Cowboys Star Jake Ferguson Blasts Coach After Disastrous First Season

Despite a tough season for the Cowboys, tight end Jake Ferguson isnt backing down from his belief in Brian Schottenheimers leadership.

The 2025 season didn’t go the way the Dallas Cowboys hoped, but if you ask tight end Jake Ferguson, there’s still a strong belief in the man now steering the ship: head coach Brian Schottenheimer.

After stepping up from offensive coordinator to head coach following the departure of Mike McCarthy, Schottenheimer inherited a roster with talent, expectations, and pressure that comes with leading the most scrutinized franchise in football. The Cowboys showed flashes throughout the year, but ultimately stumbled to a 7-9-1 finish, falling short of a playoff berth.
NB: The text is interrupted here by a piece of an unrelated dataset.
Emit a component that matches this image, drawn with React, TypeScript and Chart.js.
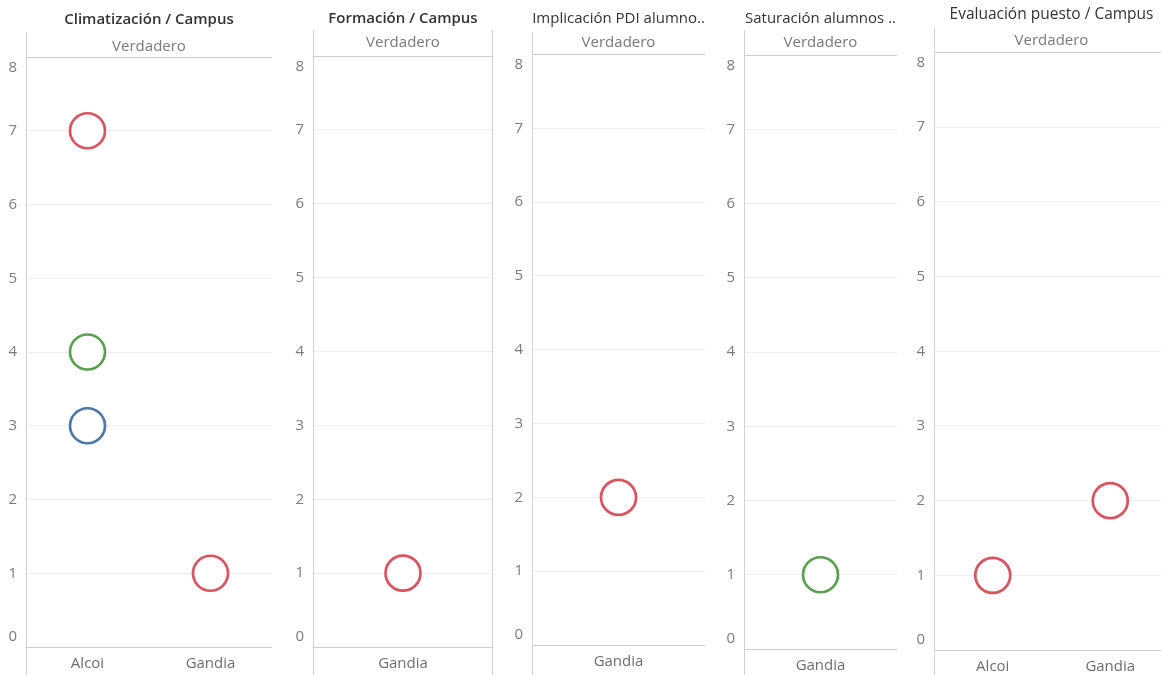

That record sparked plenty of questions about Schottenheimer’s readiness to lead. But inside the locker room, Ferguson made it clear: the players are buying in.

“There's a sense of, ‘Oh, this guy might talk the talk, but does he walk it?’” Ferguson said during an appearance on Good Morning Football.
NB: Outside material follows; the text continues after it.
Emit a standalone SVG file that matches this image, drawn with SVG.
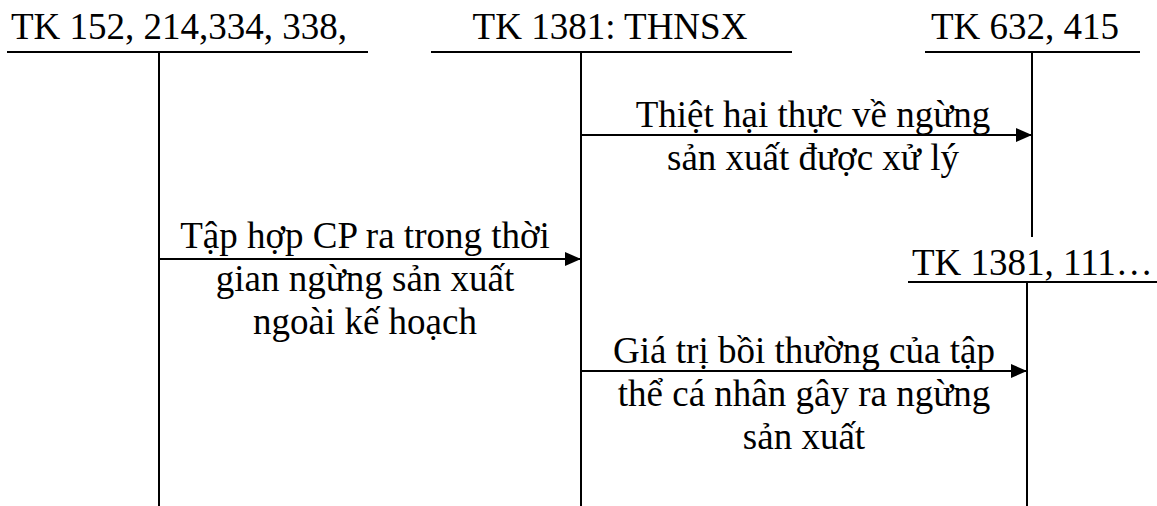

“What he's talking about, he's doing. He stays consistent, never gets complacent, and he means what he says.”

That kind of endorsement matters, especially coming from a player who had a breakout season of his own. Ferguson hauled in 82 catches for 600 yards and eight touchdowns across 17 games, becoming a reliable target and a key piece of the Cowboys’ offensive identity. His production helped power a unit that, despite the team’s struggles, was one of the league’s most explosive.
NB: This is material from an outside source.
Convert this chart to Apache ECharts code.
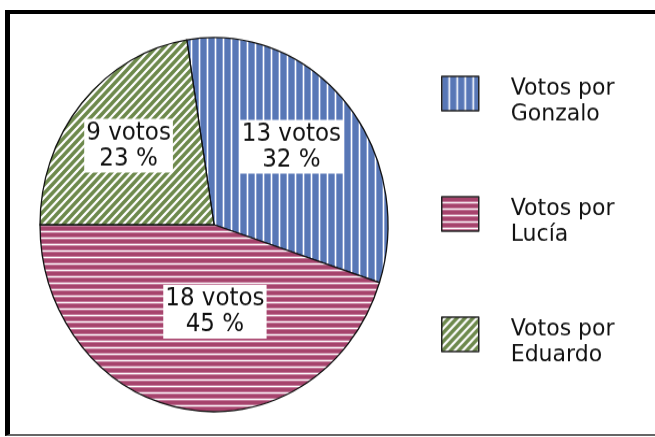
<!DOCTYPE html>
<html>
<head>
<meta charset="utf-8">
<script src="https://cdn.jsdelivr.net/npm/echarts@6/dist/echarts.min.js"></script>
<style>
  html, body { margin: 0; padding: 0; background: #fff; }
  #frame {
    position: absolute; left: 5px; top: 10px; width: 700px; height: 420px;
    border-left: 5px solid #000; border-top: 4px solid #000; border-bottom: 2px solid #666;
  }
  /* the source picture is stretched vertically a little, so is this one */
  #chart {
    position: absolute; left: 0; top: 0; width: 655px; height: 407px;
    transform: scaleY(1.075); transform-origin: 0 0;
  }
</style>
</head>
<body>
<div id="frame"></div>
<div id="chart"></div>
<script>
// data
const categories = ['Votos por\nGonzalo', 'Votos por\nLucía', 'Votos por\nEduardo'];
const votes = [13, 18, 9];
const percents = [32, 45, 23];

// label nudges (px) so they sit where the original puts them
const labelOffsets = [[9, -14], [15, -8], [-17, -15]];

// small repeating canvas fills for the hatched slices
function makePattern(kind) {
  const c = document.createElement('canvas');
  const ctx = c.getContext('2d');
  if (kind === 'vertical') {
    c.width = 8; c.height = 8;
    ctx.fillStyle = '#fff'; ctx.fillRect(0, 0, 8, 8);
    ctx.fillStyle = '#8ea3d2'; ctx.fillRect(0, 0, 1, 8); ctx.fillRect(6, 0, 1, 8);
    ctx.fillStyle = '#5877b6'; ctx.fillRect(1, 0, 5, 8);
  } else if (kind === 'horizontal') {
    c.width = 8; c.height = 6;
    ctx.fillStyle = '#fff'; ctx.fillRect(0, 0, 8, 6);
    ctx.fillStyle = '#c47a9b'; ctx.fillRect(0, 0, 8, 1); ctx.fillRect(0, 4, 8, 1);
    ctx.fillStyle = '#a6436c'; ctx.fillRect(0, 1, 8, 3);
  } else {
    c.width = 8; c.height = 8;
    ctx.fillStyle = '#fff'; ctx.fillRect(0, 0, 8, 8);
    ctx.strokeStyle = '#6d894c'; ctx.lineWidth = 3.4;
    ctx.beginPath();
    ctx.moveTo(-2, 10); ctx.lineTo(10, -2);
    ctx.moveTo(-6, 6); ctx.lineTo(6, -6);
    ctx.moveTo(2, 14); ctx.lineTo(14, 2);
    ctx.stroke();
  }
  return { image: c, repeat: 'repeat' };
}

const fills = [makePattern('vertical'), makePattern('horizontal'), makePattern('diagonal')];

const chart = echarts.init(document.getElementById('chart'), null, { renderer: 'canvas' });

chart.setOption({
  backgroundColor: 'transparent',
  animation: false,
  textStyle: { fontFamily: 'DejaVu Sans' },
  legend: {
    orient: 'vertical',
    left: 436,
    top: 51,
    itemWidth: 37,
    itemHeight: 32,
    itemGap: 50,
    icon: 'rect',
    itemStyle: { borderColor: '#222', borderWidth: 1.5 },
    // a short empty first line pushes the text a bit below the key box
    formatter: (name) => `{gap| }\n{t|${name.split('\n').join('}\n{t|')}}`,
    textStyle: {
      fontFamily: 'DejaVu Sans',
      fontSize: 22,
      lineHeight: 24,
      color: '#111',
      padding: [0, 0, 0, 27],
      rich: {
        gap: { fontSize: 8, lineHeight: 14 },
        t: { fontFamily: 'DejaVu Sans', fontSize: 22, lineHeight: 24, color: '#111' }
      }
    },
    data: categories
  },
  series: [
    {
      type: 'pie',
      center: [214, 209],
      radius: 174,
      startAngle: 99,
      clockwise: true,
      silent: true,
      itemStyle: { borderColor: '#111', borderWidth: 1.3 },
      label: {
        show: true,
        position: 'inside',
        fontFamily: 'DejaVu Sans',
        fontSize: 23,
        lineHeight: 24,
        color: '#111',
        backgroundColor: '#fff',
        padding: [1, 2],
        formatter: (p) => `${p.value} votos\n${percents[p.dataIndex]} %`
      },
      labelLine: { show: false },
      data: categories.map((name, i) => ({
        name: name,
        value: votes[i],
        itemStyle: { color: fills[i] },
        label: { offset: labelOffsets[i] }
      }))
    }
  ]
});
</script>
</body>
</html>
Let’s put it in perspective: the Cowboys led the NFL with 4,735 passing yards, ranked fifth with 31 passing touchdowns, and added a top-10 ground game with 2,136 rushing yards and 18 rushing scores. The offense wasn’t the problem - it was a group that could move the ball, score in bunches, and keep defenses on their heels.

And that’s where Schottenheimer’s fingerprints are all over this team. Even in a season that fell short of expectations, his offensive scheme delivered production. Now, the challenge is translating that into wins.

Ferguson also pointed to Schottenheimer’s football lineage - his father, Marty Schottenheimer, was one of the most respected coaches of his era - and said the younger Schottenheimer is living up to that legacy.

“He’s just another great player’s coach I’ve had,” Ferguson said. “To know that his legacy comes from great coaches throughout his family - his father was a great coach - and he’s just next in line.”

But Schottenheimer isn’t leaning on family name or offensive stats to justify the season. After a 34-17 loss to the Giants in the finale, he faced the music head-on.

“I did not think that we would be 7-9-1,” Schottenheimer said. “I didn’t think that we wouldn’t be in the playoffs.

I expected to be in the playoffs and competing for the Super Bowl. We did not do that.

That starts with me. And I understand that.”

That’s not coach-speak - it’s accountability. And it came with a promise.

“We’re gonna get to the bottom of it,” he said. “We’re gonna work our asses off to figure it out. We’re gonna adjust and make changes that we need to do to help us get there.”

The Cowboys have the offensive firepower. If they can shore up the defensive side of the ball and find more consistency overall, they’ll be back in the mix in a wide-open NFC.

The pieces are there. The belief, at least inside the building, is there too.

Now it’s about turning that belief into results.